Best-organised hope
In The Parliament of Man the distinguished scholar Paul Kennedy gives a thorough and timely history of the United Nations that explains the institution’s roots and functions and also focuses an objective eye on the UN’s effectiveness as a body and on its prospects for success in meeting the challenges. The book was translated by Raouf Abbas and was issued by the National Centre for Translation.
With all its flaws and failures, Kennedy argues that the UN still represents man’s best-organised hope to substitute the conference table for the battlefield. He drafts official reports for the UN’s fiftieth anniversary on how to improve the organisation’s performance, he makes sense of the many commissions and committees, and how its six main operating sections–General Assembly, Security Council, Economic and Social Council (UNESCO), Trusteeship Council, Secretariat, and International Court–operate and interact. Citing examples from the UN’s history, he shows how the five permanent members of the Security Council—the United States, the United Kingdom, Russia, China, and France—on numerous occasions overcame political antagonism to spearhead military supervision of aid in humanitarian crises, and how lack of cooperation among the great powers restricted such initiatives as the control of greenhouse gas emissions and worsened the harmful effects of globalisation on developing nations’ economies.
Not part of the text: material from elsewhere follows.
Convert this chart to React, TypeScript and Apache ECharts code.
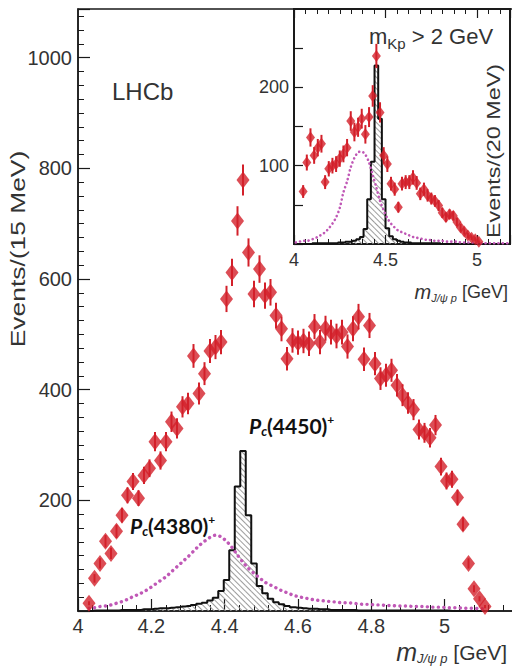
import React, { useEffect, useRef } from 'react';
import * as echarts from 'echarts';

// ---- Main panel: J/psi p mass, 15 MeV bins ----
const MAIN_START = 4.03;
const MAIN_STEP = 0.015;

const mainEvents = [
  14, 59, 86, 126, 104, 144, 173, 209, 234, 204,
  245, 258, 306, 272, 306, 342, 330, 369, 375, 461,
  393, 429, 470, 477, 486, 564, 612, 705, 779, 648,
  573, 618, 570, 576, 534, 510, 456, 489, 485, 488,
  483, 514, 486, 511, 504, 497, 504, 478, 510, 532,
  455, 516, 447, 420, 426, 435, 408, 390, 376, 364,
  328, 322, 313, 336, 261, 235, 238, 205, 157, 86,
  40, 22, 8,
];

const pc4450Main = [
  0, 1, 1, 1, 1, 1, 2, 2, 2, 2, 3, 3,
  4, 5, 5, 6, 7, 8, 9, 11, 13, 15, 19, 24,
  36, 56, 110, 225, 289, 173, 86, 45, 32, 22, 16, 12,
  9, 7, 6, 5, 4, 4, 3, 3, 2, 2, 2, 2,
  2, 1, 1, 1, 1, 1, 1, 1, 1, 1, 1, 1,
  1, 1, 1, 1, 1, 1, 0, 0, 0, 0, 0, 0, 0,
];

const pc4380Main = [
  5, 6, 8, 9, 11, 14, 17, 21, 26, 30,
  35, 41, 48, 55, 62, 71, 80, 89, 98, 108,
  118, 126, 133, 137, 134, 126, 115, 101, 88, 77,
  68, 60, 52, 47, 42, 37, 33, 29, 26, 24,
  22, 20, 19, 18, 17, 16, 15, 15, 14, 13,
  12, 12, 11, 11, 10, 10, 9, 9, 9, 8,
  8, 8, 7, 7, 7, 6, 6, 6, 5, 5,
  5, 4, 4,
];

// ---- Inset: m_Kp > 2 GeV, 20 MeV bins ----
const INSET_DATA_START = 4.05;
const INSET_MODEL_START = 4.01;
const INSET_STEP = 0.02;

const insetEvents = [
  67, 104, 136, 113, 123, 128, 79, 96, 100, 102,
  109, 115, 123, 157, 143, 149, 160, 140, 162, 189,
  240, 168, 113, 102, 77, 70, 47, 77, 79, 79,
  85, 78, 64, 70, 62, 58, 55, 49, 40, 34,
  38, 36, 28, 21, 16, 11, 8, 6, 3,
];

const pc4450Inset = [
  0, 0, 0, 0, 0, 1, 1, 1, 1, 1,
  1, 1, 2, 2, 3, 3, 4, 6, 9, 19,
  57, 105, 228, 160, 57, 20, 10, 6, 4, 3,
  2, 2, 1, 1, 1, 1, 1, 1, 1, 1,
  0, 0, 0, 0, 0, 0, 0, 0, 0, 0,
  0, 0, 0, 0, 0, 0, 0, 0, 0,
];

const pc4380Inset = [
  2, 3, 4, 4, 5, 7, 9, 12, 15, 20,
  26, 34, 46, 66, 80, 98, 110, 117, 118, 114,
  104, 88, 72, 55, 43, 33, 26, 21, 17, 15,
  13, 11, 9, 8, 7, 6, 5, 5, 4, 4,
  4, 3, 3, 3, 3, 2, 2, 2, 2, 2,
  1, 1, 1, 1, 1, 1, 1, 1, 1,
];

const mainXTicks = { min: 4, max: 5.2, interval: 0.2 };
const mainYTicks = { min: 0, max: 1088, interval: 200 };
const insetXTicks = { min: 4, max: 5.18, interval: 0.5 };
const insetYTicks = { min: 0, max: 300, interval: 50 };
const insetYLabels = [100, 200];

const RED = '#d3202a';
const MAGENTA = '#c058b6';
const AXIS = '#1a1a1a';
const TEXT = '#333';
const FONT = '"Liberation Sans", Arial, sans-serif';

const binned = (start: number, step: number, vals: number[]) =>
  vals.map((v, i) => [+(start + i * step).toFixed(4), v]);

// Poisson uncertainty on each bin count
const withErrors = (pts: number[][]) =>
  pts.map(([x, n]) => [x, n - Math.sqrt(n), n + Math.sqrt(n)]);

const errorBarRender = (params: any, api: any) => {
  const x = api.value(0);
  const p1 = api.coord([x, api.value(1)]);
  const p2 = api.coord([x, api.value(2)]);
  return {
    type: 'line',
    shape: { x1: p1[0], y1: p1[1], x2: p2[0], y2: p2[1] },
    style: { stroke: RED, lineWidth: 2 },
  };
};

const hatch = {
  symbol: 'rect',
  symbolSize: 1,
  color: '#9c9c9c',
  dashArrayX: [1, 0],
  dashArrayY: [1, 3],
  rotation: Math.PI / 4,
};

const pcRich = {
  p: { fontSize: 21, fontWeight: 'bold', fontStyle: 'italic', fontFamily: 'Lato', fill: '#111', lineHeight: 24 },
  c: { fontSize: 13, fontWeight: 'bold', fontStyle: 'italic', fontFamily: 'Lato', fill: '#111', lineHeight: 24, verticalAlign: 'bottom' },
  n: { fontSize: 21, fontWeight: 'bold', fontFamily: 'Lato', fill: '#111', lineHeight: 24 },
  u: { fontSize: 12, fontWeight: 'bold', fontFamily: 'Lato', fill: '#111', lineHeight: 24, verticalAlign: 'top' },
};

function buildOption() {
  const mainPts = binned(MAIN_START, MAIN_STEP, mainEvents);
  const mainPc4450 = binned(MAIN_START, MAIN_STEP, pc4450Main);
  const mainPc4380 = binned(MAIN_START, MAIN_STEP, pc4380Main);
  const insetPts = binned(INSET_DATA_START, INSET_STEP, insetEvents);
  const insPc4450 = binned(INSET_MODEL_START, INSET_STEP, pc4450Inset);
  const insPc4380 = binned(INSET_MODEL_START, INSET_STEP, pc4380Inset);

  const tickAxisCommon = {
    type: 'value' as const,
    axisLine: { show: true, lineStyle: { color: AXIS, width: 1.5 } },
    splitLine: { show: false },
  };

  return {
    animation: false,
    backgroundColor: '#fff',
    grid: [
      {
        left: 78, top: 9, width: 440, height: 602,
        show: true, borderColor: AXIS, borderWidth: 1.5, backgroundColor: 'transparent',
      },
      {
        left: 294, top: 9, width: 216, height: 235,
        show: true, borderColor: AXIS, borderWidth: 2, backgroundColor: '#fff', z: 5,
      },
    ],
    xAxis: [
      {
        ...tickAxisCommon,
        gridIndex: 0,
        ...mainXTicks,
        axisTick: { inside: true, length: 12, lineStyle: { color: AXIS, width: 1.2 } },
        minorTick: { show: true, splitNumber: 5, length: 6, lineStyle: { color: AXIS, width: 1 } },
        axisLabel: {
          fontSize: 20, fontFamily: FONT, color: TEXT, margin: 5, showMaxLabel: false,
          formatter: (v: number) => String(Math.round(v * 10) / 10),
        },
      },
      {
        ...tickAxisCommon,
        gridIndex: 1,
        ...insetXTicks,
        z: 6,
        axisLine: { show: true, lineStyle: { color: AXIS, width: 2 } },
        axisTick: { inside: true, length: 9, lineStyle: { color: AXIS, width: 1.2 } },
        minorTick: { show: true, splitNumber: 8, length: 5, lineStyle: { color: AXIS, width: 1 } },
        axisLabel: {
          fontSize: 18, fontFamily: FONT, color: TEXT, margin: 7, showMaxLabel: false,
          formatter: (v: number) => String(Math.round(v * 10) / 10),
        },
      },
      {
        ...tickAxisCommon,
        gridIndex: 1,
        position: 'top',
        ...insetXTicks,
        z: 6,
        axisLine: { show: true, lineStyle: { color: AXIS, width: 2 } },
        axisTick: { inside: true, length: 9, lineStyle: { color: AXIS, width: 1.2 } },
        minorTick: { show: true, splitNumber: 8, length: 5, lineStyle: { color: AXIS, width: 1 } },
        axisLabel: { show: false },
      },
    ],
    yAxis: [
      {
        ...tickAxisCommon,
        gridIndex: 0,
        ...mainYTicks,
        axisTick: { inside: true, length: 12, lineStyle: { color: AXIS, width: 1.2 } },
        minorTick: { show: true, splitNumber: 8, length: 6, lineStyle: { color: AXIS, width: 1 } },
        axisLabel: {
          fontSize: 20, fontFamily: FONT, color: TEXT, margin: 6, showMaxLabel: false,
          formatter: (v: number) => (v === 0 ? '' : String(v)),
        },
      },
      {
        ...tickAxisCommon,
        gridIndex: 1,
        ...insetYTicks,
        z: 6,
        axisLine: { show: true, lineStyle: { color: AXIS, width: 2 } },
        axisTick: { inside: true, length: 9, lineStyle: { color: AXIS, width: 1.2 } },
        axisLabel: {
          fontSize: 18, fontFamily: FONT, color: TEXT, margin: 5, showMaxLabel: false,
          formatter: (v: number) => (insetYLabels.includes(v) ? String(v) : ''),
        },
      },
    ],
    series: [
      // main panel
      {
        type: 'bar', xAxisIndex: 0, yAxisIndex: 0, data: mainPc4450, barWidth: 5.6, z: 1,
        itemStyle: { color: 'rgba(255,255,255,0)', decal: hatch },
        silent: true,
      },
      {
        type: 'line', xAxisIndex: 0, yAxisIndex: 0, data: mainPc4450, step: 'middle',
        symbol: 'none', z: 2, lineStyle: { color: '#111', width: 2 }, silent: true,
      },
      {
        type: 'line', xAxisIndex: 0, yAxisIndex: 0, data: mainPc4380, smooth: 0.3,
        symbol: 'none', z: 3, silent: true,
        lineStyle: { color: MAGENTA, width: 3.4, type: [0.1, 5.4], cap: 'round' },
      },
      {
        type: 'custom', xAxisIndex: 0, yAxisIndex: 0, data: withErrors(mainPts),
        renderItem: errorBarRender, z: 4, silent: true,
      },
      {
        type: 'scatter', xAxisIndex: 0, yAxisIndex: 0, data: mainPts,
        symbol: 'diamond', symbolSize: [13, 17], z: 5, silent: true,
        itemStyle: { color: RED },
      },
      // inset
      {
        type: 'bar', xAxisIndex: 1, yAxisIndex: 1, data: insPc4450, barWidth: 3.8, z: 6,
        itemStyle: { color: 'rgba(255,255,255,0)', decal: hatch },
        silent: true,
      },
      {
        type: 'line', xAxisIndex: 1, yAxisIndex: 1, data: insPc4450, step: 'middle',
        symbol: 'none', z: 7, lineStyle: { color: '#111', width: 2 }, silent: true,
      },
      {
        type: 'line', xAxisIndex: 1, yAxisIndex: 1, data: insPc4380, smooth: 0.3,
        symbol: 'none', z: 8, silent: true,
        lineStyle: { color: MAGENTA, width: 2.6, type: [0.1, 4.2], cap: 'round' },
      },
      {
        type: 'custom', xAxisIndex: 1, yAxisIndex: 1, data: withErrors(insetPts),
        renderItem: errorBarRender, z: 9, silent: true,
      },
      {
        type: 'scatter', xAxisIndex: 1, yAxisIndex: 1, data: insetPts,
        symbol: 'diamond', symbolSize: [9, 12], z: 10, silent: true,
        itemStyle: { color: RED },
      },
    ],
    graphic: [
      {
        type: 'text', x: 112, y: 91, z: 20,
        style: { text: 'LHCb', fontSize: 24, fontFamily: FONT, fill: TEXT, verticalAlign: 'middle' },
      },
      {
        type: 'text', x: 18, y: 249, rotation: Math.PI / 2, scaleX: 1.32, z: 20,
        style: {
          text: 'Events/(15 MeV)', fontSize: 20, fontFamily: FONT, fill: TEXT,
          align: 'center', verticalAlign: 'middle',
        },
      },
      {
        type: 'text', x: 494, y: 151, rotation: Math.PI / 2, scaleX: 1.3, z: 20,
        style: {
          text: 'Events/(20 MeV)', fontSize: 18, fontFamily: FONT, fill: TEXT,
          align: 'center', verticalAlign: 'middle',
        },
      },
      {
        type: 'text', x: 369, y: 38, z: 20,
        style: {
          text: '{a|m}{b|Kp}{a| > 2 GeV}',
          verticalAlign: 'middle',
          rich: {
            a: { fontSize: 22, fontFamily: FONT, fill: TEXT, lineHeight: 25, verticalAlign: 'top' },
            b: { fontSize: 15, fontFamily: FONT, fill: TEXT, lineHeight: 25, verticalAlign: 'bottom' },
          },
        },
      },
      {
        type: 'text', x: 508, y: 292, z: 20,
        style: {
          text: '{m|m}{s|J/ψ p}{g| [GeV]}',
          align: 'right', verticalAlign: 'middle',
          rich: {
            m: { fontSize: 20, fontStyle: 'italic', fontFamily: FONT, fill: TEXT, lineHeight: 22 },
            s: { fontSize: 11, fontStyle: 'italic', fontFamily: FONT, fill: TEXT, lineHeight: 22, verticalAlign: 'bottom' },
            g: { fontSize: 18, fontFamily: FONT, fill: TEXT, lineHeight: 22 },
          },
        },
      },
      {
        type: 'text', x: 507, y: 652, z: 20,
        style: {
          text: '{m|m}{s|J/ψ p}{g| [GeV]}',
          align: 'right', verticalAlign: 'middle',
          rich: {
            m: { fontSize: 25, fontStyle: 'italic', fontFamily: FONT, fill: TEXT, lineHeight: 26 },
            s: { fontSize: 13, fontStyle: 'italic', fontFamily: FONT, fill: TEXT, lineHeight: 26, verticalAlign: 'bottom' },
            g: { fontSize: 21, fontFamily: FONT, fill: TEXT, lineHeight: 26 },
          },
        },
      },
      {
        type: 'text', x: 249, y: 425, z: 20,
        style: { text: '{p|P}{c|c}{n|(4450)}{u|+}', verticalAlign: 'middle', rich: pcRich },
      },
      {
        type: 'text', x: 130, y: 525, z: 20,
        style: { text: '{p|P}{c|c}{n|(4380)}{u|+}', verticalAlign: 'middle', rich: pcRich },
      },
    ],
  };
}

export default function App() {
  const ref = useRef<HTMLDivElement>(null);
  useEffect(() => {
    if (!ref.current) return;
    const chart = echarts.init(ref.current, null, { renderer: 'svg' });
    chart.setOption(buildOption() as any);
    return () => chart.dispose();
  }, []);
  return (
    <div
      style={{
        position: 'fixed', left: 0, top: 0, width: 512, height: 668,
        overflow: 'hidden', background: '#fff',
      }}
    >
      <div ref={ref} style={{ width: 530, height: 668 }} />
    </div>
  );
}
In this book, Kennedy ably proves that it is difficult to imagine how harmful it would have been for our six billion people world had there been no UN.
Arab film
Al-Cinema wa Qadaya al-Mugtama al-Arabi (Cinema and the Issues of Arab Society) is a study in which Mohamed Mounir Hegab discusses the negative changes in Arab cinema during the last two decades in both form and content. Mounir cites the so many problems which caused the retardation of Egyptian cinema, and suggests solutions to these problems. The book was issued by al-Fagr (Dawn) Publishing House.
Tears of the cheetah
The history of life on Earth is dominated by extinction events so numerous that over 99.9 per cent of the species ever to have existed are gone forever. If animals could talk, we would ask them to recall their own ancestries, in particular the secrets as to how they avoided almost inevitable annihilation in the face of daily assaults by predators, climactic cataclysms, deadly infections and innate diseases.
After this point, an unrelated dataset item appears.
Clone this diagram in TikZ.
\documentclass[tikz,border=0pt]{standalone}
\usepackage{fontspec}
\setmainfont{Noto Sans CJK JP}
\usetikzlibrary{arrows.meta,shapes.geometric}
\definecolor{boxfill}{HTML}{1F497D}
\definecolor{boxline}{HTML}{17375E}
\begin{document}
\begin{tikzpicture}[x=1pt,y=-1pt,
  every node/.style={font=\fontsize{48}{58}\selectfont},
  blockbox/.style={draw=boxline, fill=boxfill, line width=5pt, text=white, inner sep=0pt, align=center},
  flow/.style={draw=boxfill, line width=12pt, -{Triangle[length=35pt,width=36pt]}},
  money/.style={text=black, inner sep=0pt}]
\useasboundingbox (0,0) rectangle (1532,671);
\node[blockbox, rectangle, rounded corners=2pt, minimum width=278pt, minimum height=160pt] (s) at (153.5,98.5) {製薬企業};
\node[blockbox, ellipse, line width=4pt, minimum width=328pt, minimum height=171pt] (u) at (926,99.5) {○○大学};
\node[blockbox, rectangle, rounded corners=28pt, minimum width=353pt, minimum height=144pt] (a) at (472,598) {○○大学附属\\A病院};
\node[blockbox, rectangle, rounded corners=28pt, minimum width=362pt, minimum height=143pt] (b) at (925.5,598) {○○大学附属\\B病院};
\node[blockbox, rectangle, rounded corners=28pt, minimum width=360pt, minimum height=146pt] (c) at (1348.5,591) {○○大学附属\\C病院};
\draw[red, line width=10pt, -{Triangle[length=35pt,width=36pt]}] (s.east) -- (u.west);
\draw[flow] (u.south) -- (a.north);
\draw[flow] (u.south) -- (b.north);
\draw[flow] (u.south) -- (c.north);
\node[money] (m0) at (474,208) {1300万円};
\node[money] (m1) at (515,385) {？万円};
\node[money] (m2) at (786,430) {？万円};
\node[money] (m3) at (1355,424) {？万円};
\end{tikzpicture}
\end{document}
The National Centre for Translation has issued the book Tears of the Cheetah by Stephen O’Brien, translated into Arabic by Ibrahim Fahmy. O’Brien deals with some scientific facts through adventures he passed by together with his team. He had rare experience in different regions all over the world, travelling through wild jungles, deep oceans, and on the summits of the highest mountains. He made experiments on several kinds of animals such as rats, cheetahs, lions and monkeys; in these experiments he focused on the theories of heredity and immunity.
In Tears of the Cheetah, O##Brien narrates fast-moving science adventure stories that explore the mysteries of survival among the earth’s most endangered wildlife. He uncovers the secret histories of exotic species such as Indonesian orangutans, humpback whales, and the imperiled cheetah—the world’s fastest animal which nonetheless cannot escape its own genetic weaknesses.
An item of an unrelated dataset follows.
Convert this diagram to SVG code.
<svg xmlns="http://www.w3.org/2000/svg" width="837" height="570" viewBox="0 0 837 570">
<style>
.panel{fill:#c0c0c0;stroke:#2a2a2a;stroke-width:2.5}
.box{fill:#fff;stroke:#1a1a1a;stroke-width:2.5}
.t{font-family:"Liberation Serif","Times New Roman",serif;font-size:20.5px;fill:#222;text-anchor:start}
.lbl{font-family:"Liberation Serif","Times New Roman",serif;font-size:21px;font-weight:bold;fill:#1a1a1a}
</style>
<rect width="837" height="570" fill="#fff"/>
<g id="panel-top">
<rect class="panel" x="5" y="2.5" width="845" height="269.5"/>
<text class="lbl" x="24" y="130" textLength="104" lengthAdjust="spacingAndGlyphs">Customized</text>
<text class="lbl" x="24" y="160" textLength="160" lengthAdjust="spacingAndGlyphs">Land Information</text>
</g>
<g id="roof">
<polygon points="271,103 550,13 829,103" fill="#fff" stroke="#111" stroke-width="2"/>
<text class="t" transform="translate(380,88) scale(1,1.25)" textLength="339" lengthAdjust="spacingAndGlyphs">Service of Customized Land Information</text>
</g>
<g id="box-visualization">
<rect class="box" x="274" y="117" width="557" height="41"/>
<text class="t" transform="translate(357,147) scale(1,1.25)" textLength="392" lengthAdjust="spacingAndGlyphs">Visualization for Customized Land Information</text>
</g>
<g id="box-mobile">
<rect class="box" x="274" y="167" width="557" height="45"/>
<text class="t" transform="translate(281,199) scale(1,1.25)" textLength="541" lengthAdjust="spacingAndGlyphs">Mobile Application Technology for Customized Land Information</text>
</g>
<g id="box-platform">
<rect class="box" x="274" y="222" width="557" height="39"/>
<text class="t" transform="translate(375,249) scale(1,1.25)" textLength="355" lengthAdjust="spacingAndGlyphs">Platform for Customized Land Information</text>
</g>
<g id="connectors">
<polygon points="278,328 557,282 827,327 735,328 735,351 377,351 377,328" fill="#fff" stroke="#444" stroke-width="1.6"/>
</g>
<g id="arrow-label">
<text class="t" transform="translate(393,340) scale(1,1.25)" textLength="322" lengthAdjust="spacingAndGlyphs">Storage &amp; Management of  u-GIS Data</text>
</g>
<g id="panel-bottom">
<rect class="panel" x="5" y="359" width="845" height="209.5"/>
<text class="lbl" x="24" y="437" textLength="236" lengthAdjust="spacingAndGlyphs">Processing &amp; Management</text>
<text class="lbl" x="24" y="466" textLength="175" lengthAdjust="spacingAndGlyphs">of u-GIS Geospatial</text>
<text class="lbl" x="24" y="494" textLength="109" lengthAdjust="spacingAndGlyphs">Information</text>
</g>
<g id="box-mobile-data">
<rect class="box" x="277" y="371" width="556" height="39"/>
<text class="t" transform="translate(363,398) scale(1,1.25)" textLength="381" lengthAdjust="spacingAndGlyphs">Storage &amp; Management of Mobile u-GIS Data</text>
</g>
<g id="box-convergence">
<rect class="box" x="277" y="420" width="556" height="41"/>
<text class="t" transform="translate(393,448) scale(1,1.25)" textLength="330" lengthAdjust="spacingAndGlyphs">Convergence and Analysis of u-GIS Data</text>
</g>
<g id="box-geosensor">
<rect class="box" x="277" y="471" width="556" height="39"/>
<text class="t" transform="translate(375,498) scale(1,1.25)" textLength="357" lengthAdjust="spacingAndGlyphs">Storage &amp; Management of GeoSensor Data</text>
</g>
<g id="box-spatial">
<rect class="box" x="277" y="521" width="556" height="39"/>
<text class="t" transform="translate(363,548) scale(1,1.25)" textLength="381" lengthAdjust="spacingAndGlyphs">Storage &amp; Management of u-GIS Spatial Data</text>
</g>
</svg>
Tears of the Cheetah offers a fascinating glimpse of the insight gained when geneticists venture into the wild.
Aunt Tula
In his new novel La Tia Tula or Aunt Tula, the Spanish writer Miguel De Unamuno excells in painting a memorable portrait of the indomitable Aunt Tula, who fulfills her maternal desires on her own terms. The novel is translated by Salah Almany and published by al-Mada House.
An attempt to comprehend
Muragaat min al-Jamaa al-Islamiya ilal-Jihad (Revisions from the Jamaa Islamia to Jihad) is the fruit of hard work and intensive research by a group of distinguished researchers in the field of the Islamic movements and their history. The book, which was compiled by Diaa’ Rashwan, is an attempt to offer readers an understanding of the reference points of Islamic movements, especially the Muslim Brotherhood and the Jihad Group, since both represent a significant link in the history of Islamic political radical movements.